## Stored records
————————
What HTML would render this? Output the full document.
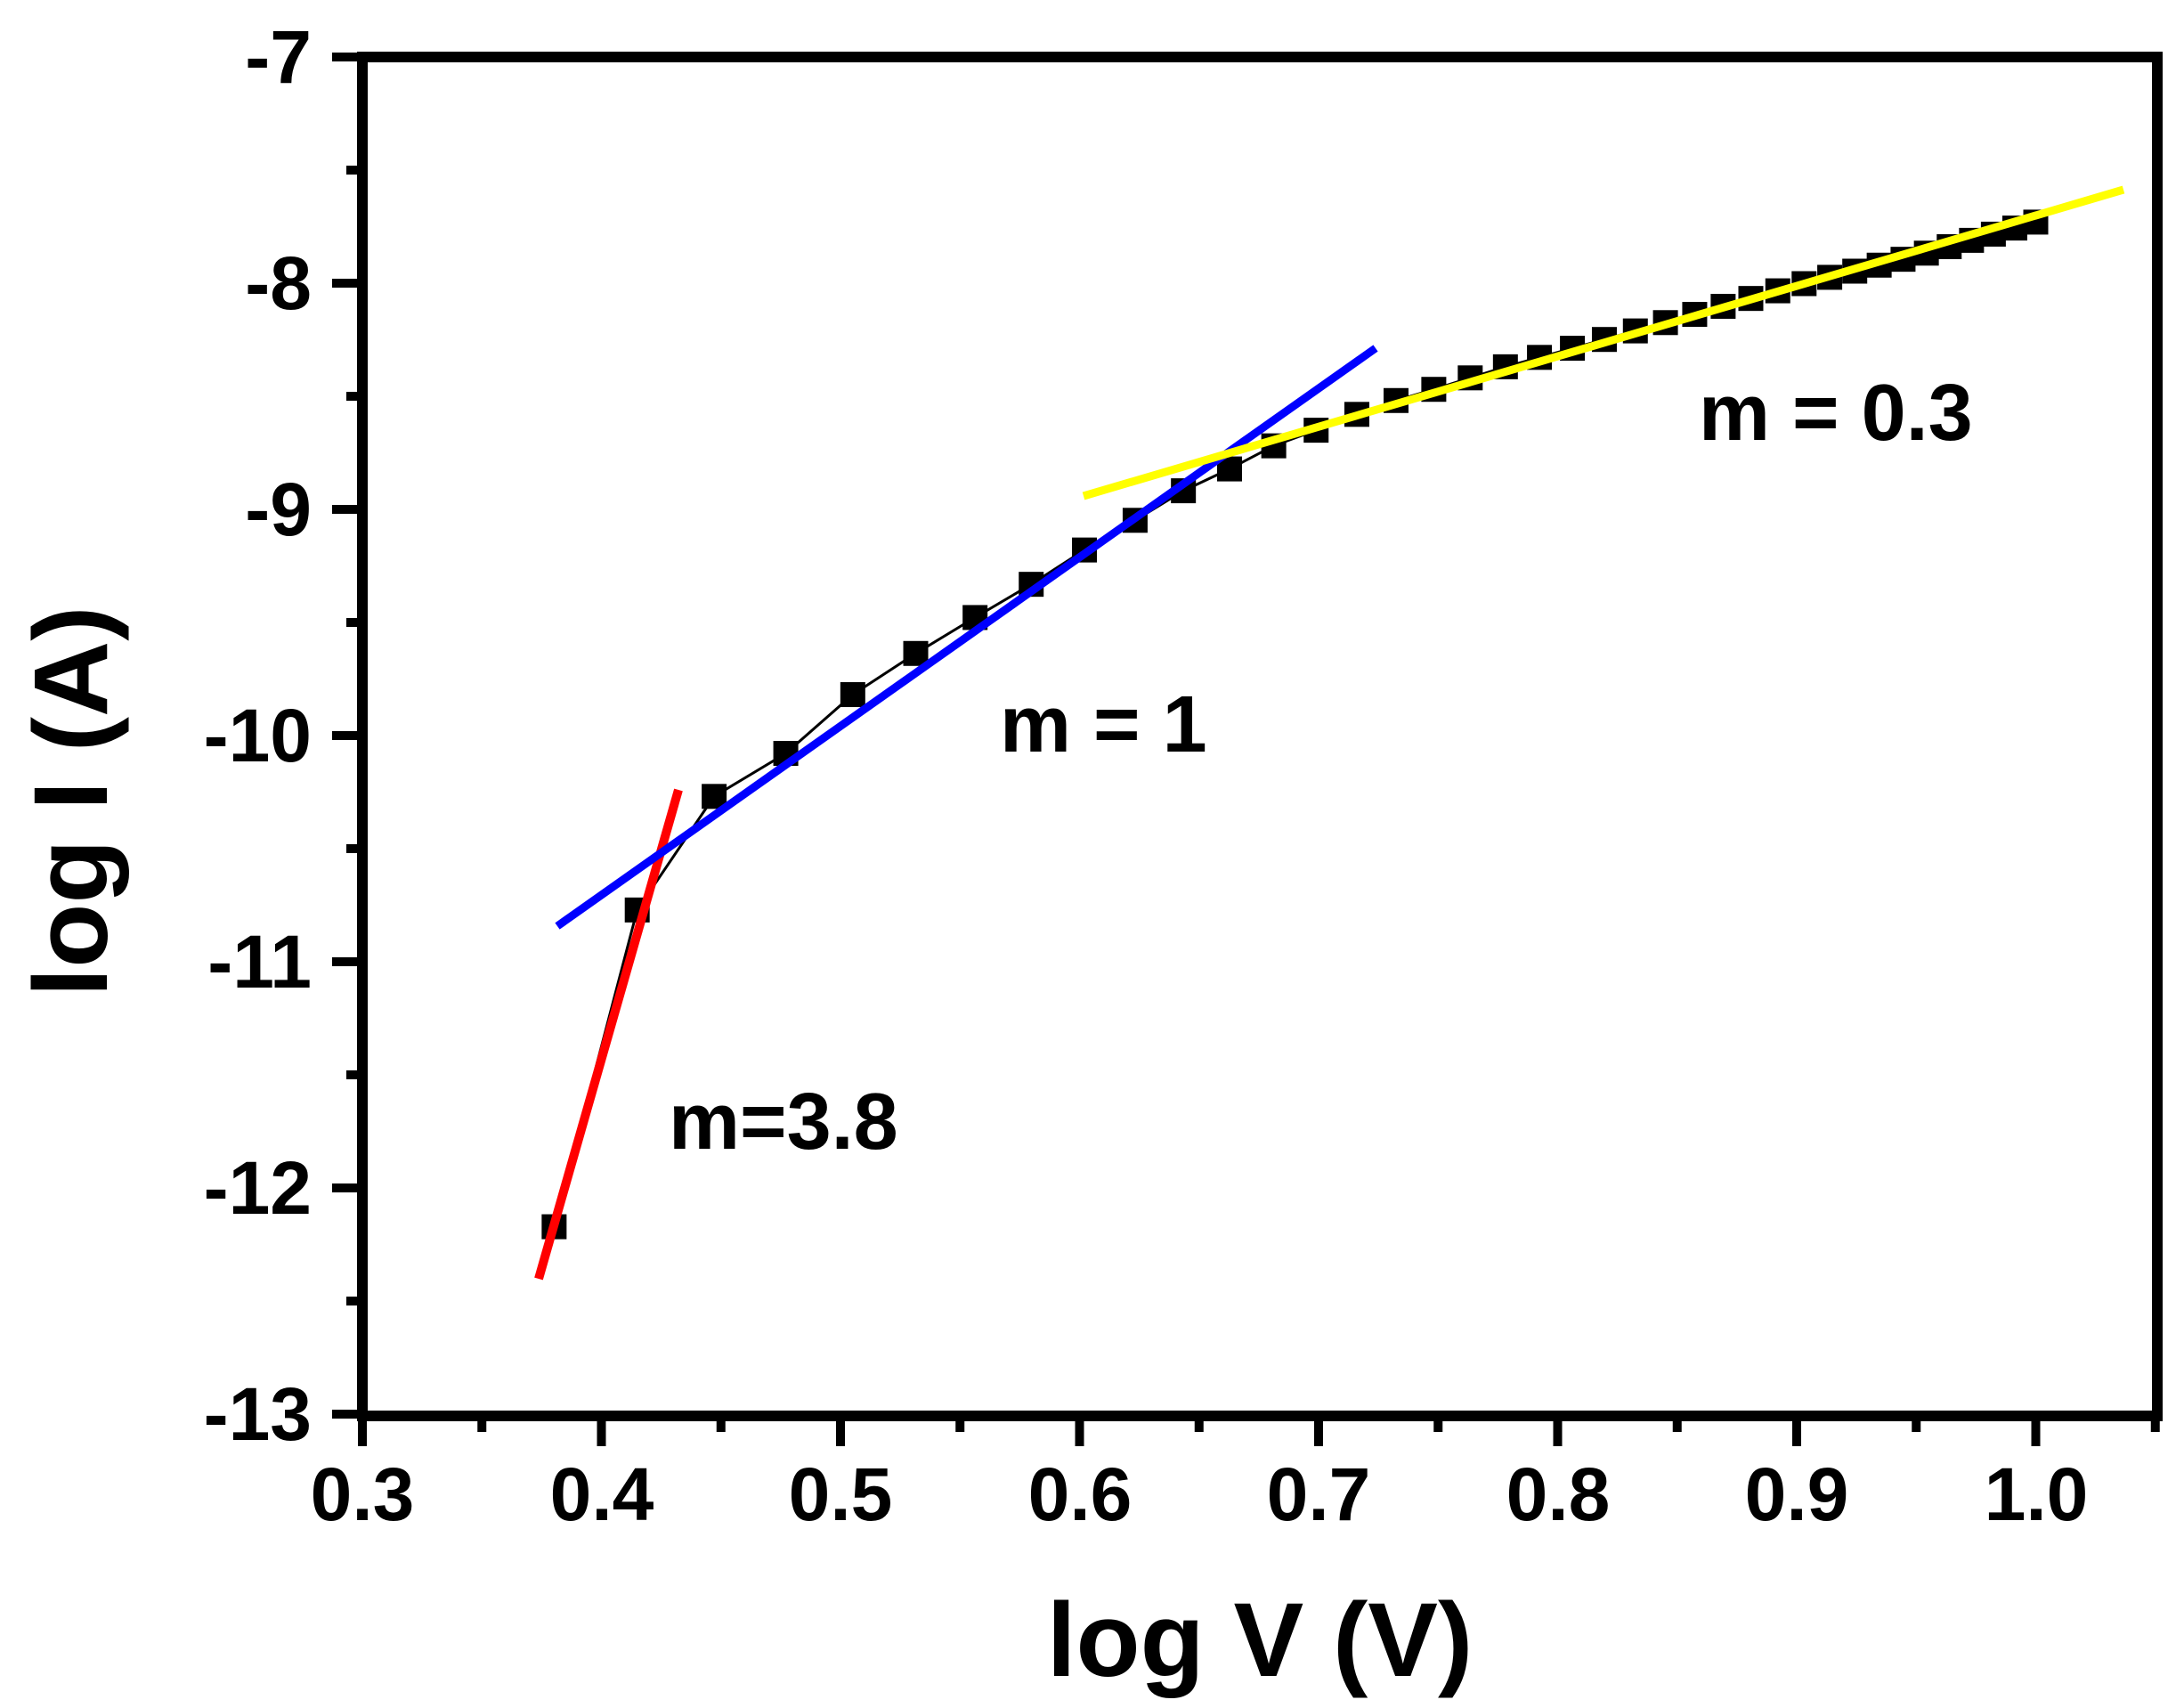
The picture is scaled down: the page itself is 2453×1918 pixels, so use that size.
————————
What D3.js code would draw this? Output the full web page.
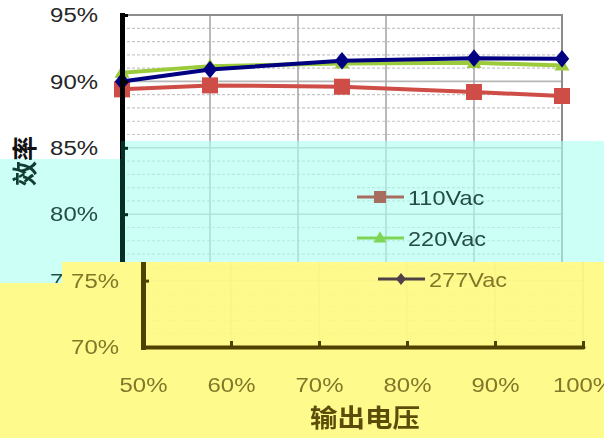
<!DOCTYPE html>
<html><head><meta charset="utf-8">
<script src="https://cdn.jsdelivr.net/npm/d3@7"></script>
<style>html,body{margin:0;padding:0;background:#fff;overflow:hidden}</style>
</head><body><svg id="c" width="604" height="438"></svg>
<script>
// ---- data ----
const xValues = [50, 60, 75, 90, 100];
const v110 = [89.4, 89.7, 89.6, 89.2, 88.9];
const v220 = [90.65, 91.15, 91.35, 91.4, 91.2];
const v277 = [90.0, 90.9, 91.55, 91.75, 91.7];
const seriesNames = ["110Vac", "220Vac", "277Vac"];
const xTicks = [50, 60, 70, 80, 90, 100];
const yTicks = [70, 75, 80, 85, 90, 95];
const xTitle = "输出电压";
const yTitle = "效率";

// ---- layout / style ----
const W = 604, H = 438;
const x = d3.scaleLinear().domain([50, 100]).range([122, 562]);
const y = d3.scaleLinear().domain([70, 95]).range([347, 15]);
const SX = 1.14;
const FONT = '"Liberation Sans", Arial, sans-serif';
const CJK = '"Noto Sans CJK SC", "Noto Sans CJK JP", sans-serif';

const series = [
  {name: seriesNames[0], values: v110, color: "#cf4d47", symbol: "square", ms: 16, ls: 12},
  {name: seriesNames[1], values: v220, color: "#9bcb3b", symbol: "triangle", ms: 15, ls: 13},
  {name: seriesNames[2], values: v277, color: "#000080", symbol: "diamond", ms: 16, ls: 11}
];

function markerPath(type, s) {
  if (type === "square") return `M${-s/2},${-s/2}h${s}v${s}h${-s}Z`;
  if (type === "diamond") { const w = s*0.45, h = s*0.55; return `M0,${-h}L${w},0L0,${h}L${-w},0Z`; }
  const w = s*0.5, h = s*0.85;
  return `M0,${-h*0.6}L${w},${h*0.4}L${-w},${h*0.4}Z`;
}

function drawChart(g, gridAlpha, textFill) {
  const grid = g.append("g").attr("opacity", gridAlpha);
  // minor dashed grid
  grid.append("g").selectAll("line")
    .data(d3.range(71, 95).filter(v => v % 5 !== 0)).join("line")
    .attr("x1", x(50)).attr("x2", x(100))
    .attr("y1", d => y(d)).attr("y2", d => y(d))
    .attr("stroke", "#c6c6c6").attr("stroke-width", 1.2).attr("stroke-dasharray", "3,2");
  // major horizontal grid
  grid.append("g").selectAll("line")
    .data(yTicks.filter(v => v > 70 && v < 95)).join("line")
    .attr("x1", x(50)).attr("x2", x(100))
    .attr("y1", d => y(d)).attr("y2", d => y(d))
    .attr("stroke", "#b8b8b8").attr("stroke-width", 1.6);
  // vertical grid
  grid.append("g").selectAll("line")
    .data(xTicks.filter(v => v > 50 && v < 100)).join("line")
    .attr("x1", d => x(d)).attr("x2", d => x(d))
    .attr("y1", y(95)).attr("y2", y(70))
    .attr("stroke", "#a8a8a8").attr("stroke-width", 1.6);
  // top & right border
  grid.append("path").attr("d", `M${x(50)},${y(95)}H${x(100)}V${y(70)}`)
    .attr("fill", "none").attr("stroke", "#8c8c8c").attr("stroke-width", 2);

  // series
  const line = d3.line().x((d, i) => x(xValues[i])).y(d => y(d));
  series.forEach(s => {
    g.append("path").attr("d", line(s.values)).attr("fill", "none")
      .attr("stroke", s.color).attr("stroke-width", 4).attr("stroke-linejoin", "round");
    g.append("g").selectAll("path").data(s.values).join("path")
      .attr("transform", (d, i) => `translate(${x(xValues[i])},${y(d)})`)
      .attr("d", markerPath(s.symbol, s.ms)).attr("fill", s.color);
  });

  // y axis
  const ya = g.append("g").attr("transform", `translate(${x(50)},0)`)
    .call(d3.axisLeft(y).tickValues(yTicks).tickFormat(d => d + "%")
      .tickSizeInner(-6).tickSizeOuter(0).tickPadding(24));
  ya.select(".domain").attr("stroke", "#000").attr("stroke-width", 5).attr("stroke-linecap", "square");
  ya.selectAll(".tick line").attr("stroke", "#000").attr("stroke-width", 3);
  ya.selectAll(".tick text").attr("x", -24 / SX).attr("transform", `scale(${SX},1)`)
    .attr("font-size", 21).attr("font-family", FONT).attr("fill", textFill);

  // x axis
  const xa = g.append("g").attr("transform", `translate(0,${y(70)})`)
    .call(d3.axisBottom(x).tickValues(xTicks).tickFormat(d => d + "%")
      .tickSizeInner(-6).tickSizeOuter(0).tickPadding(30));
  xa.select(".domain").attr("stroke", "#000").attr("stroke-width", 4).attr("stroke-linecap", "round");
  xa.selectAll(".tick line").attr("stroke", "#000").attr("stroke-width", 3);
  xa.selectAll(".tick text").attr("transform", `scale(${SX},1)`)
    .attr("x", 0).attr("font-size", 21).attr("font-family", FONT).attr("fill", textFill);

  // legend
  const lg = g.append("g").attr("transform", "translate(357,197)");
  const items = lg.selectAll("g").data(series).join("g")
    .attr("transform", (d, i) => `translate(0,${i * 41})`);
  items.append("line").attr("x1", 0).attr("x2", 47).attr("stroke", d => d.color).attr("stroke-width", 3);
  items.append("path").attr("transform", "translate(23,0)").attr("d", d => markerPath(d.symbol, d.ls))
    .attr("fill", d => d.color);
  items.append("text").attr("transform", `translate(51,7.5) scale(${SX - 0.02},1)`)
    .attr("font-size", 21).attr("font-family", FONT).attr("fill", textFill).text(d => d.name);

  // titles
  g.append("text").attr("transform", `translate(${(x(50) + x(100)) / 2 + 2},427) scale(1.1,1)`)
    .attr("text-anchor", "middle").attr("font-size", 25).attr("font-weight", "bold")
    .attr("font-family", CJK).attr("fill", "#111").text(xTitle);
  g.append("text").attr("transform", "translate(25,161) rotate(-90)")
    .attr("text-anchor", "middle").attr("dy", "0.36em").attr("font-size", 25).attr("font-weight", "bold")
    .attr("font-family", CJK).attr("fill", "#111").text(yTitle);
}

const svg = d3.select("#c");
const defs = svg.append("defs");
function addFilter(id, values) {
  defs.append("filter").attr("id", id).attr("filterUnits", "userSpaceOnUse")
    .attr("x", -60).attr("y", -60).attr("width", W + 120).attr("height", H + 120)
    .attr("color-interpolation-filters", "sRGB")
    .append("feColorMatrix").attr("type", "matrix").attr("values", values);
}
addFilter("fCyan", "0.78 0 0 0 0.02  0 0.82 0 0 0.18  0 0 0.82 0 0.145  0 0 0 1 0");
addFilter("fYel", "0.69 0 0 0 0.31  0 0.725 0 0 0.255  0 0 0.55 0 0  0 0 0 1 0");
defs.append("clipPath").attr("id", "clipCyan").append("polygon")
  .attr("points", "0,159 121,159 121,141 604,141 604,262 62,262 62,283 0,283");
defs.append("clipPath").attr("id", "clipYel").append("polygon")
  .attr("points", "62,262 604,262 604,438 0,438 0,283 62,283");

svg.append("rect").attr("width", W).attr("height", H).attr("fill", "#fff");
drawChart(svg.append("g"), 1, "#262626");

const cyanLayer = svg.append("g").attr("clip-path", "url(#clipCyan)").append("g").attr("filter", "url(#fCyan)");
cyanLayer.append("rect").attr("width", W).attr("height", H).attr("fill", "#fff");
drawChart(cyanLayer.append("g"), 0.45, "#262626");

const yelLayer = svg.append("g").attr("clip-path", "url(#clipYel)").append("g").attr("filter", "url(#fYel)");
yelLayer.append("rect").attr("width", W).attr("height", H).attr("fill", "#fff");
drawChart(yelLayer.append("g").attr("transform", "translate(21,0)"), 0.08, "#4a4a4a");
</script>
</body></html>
————————
From the entries above, return each line with the word "What" in it.

What HTML would render this? Output the full document.
What D3.js code would draw this? Output the full web page.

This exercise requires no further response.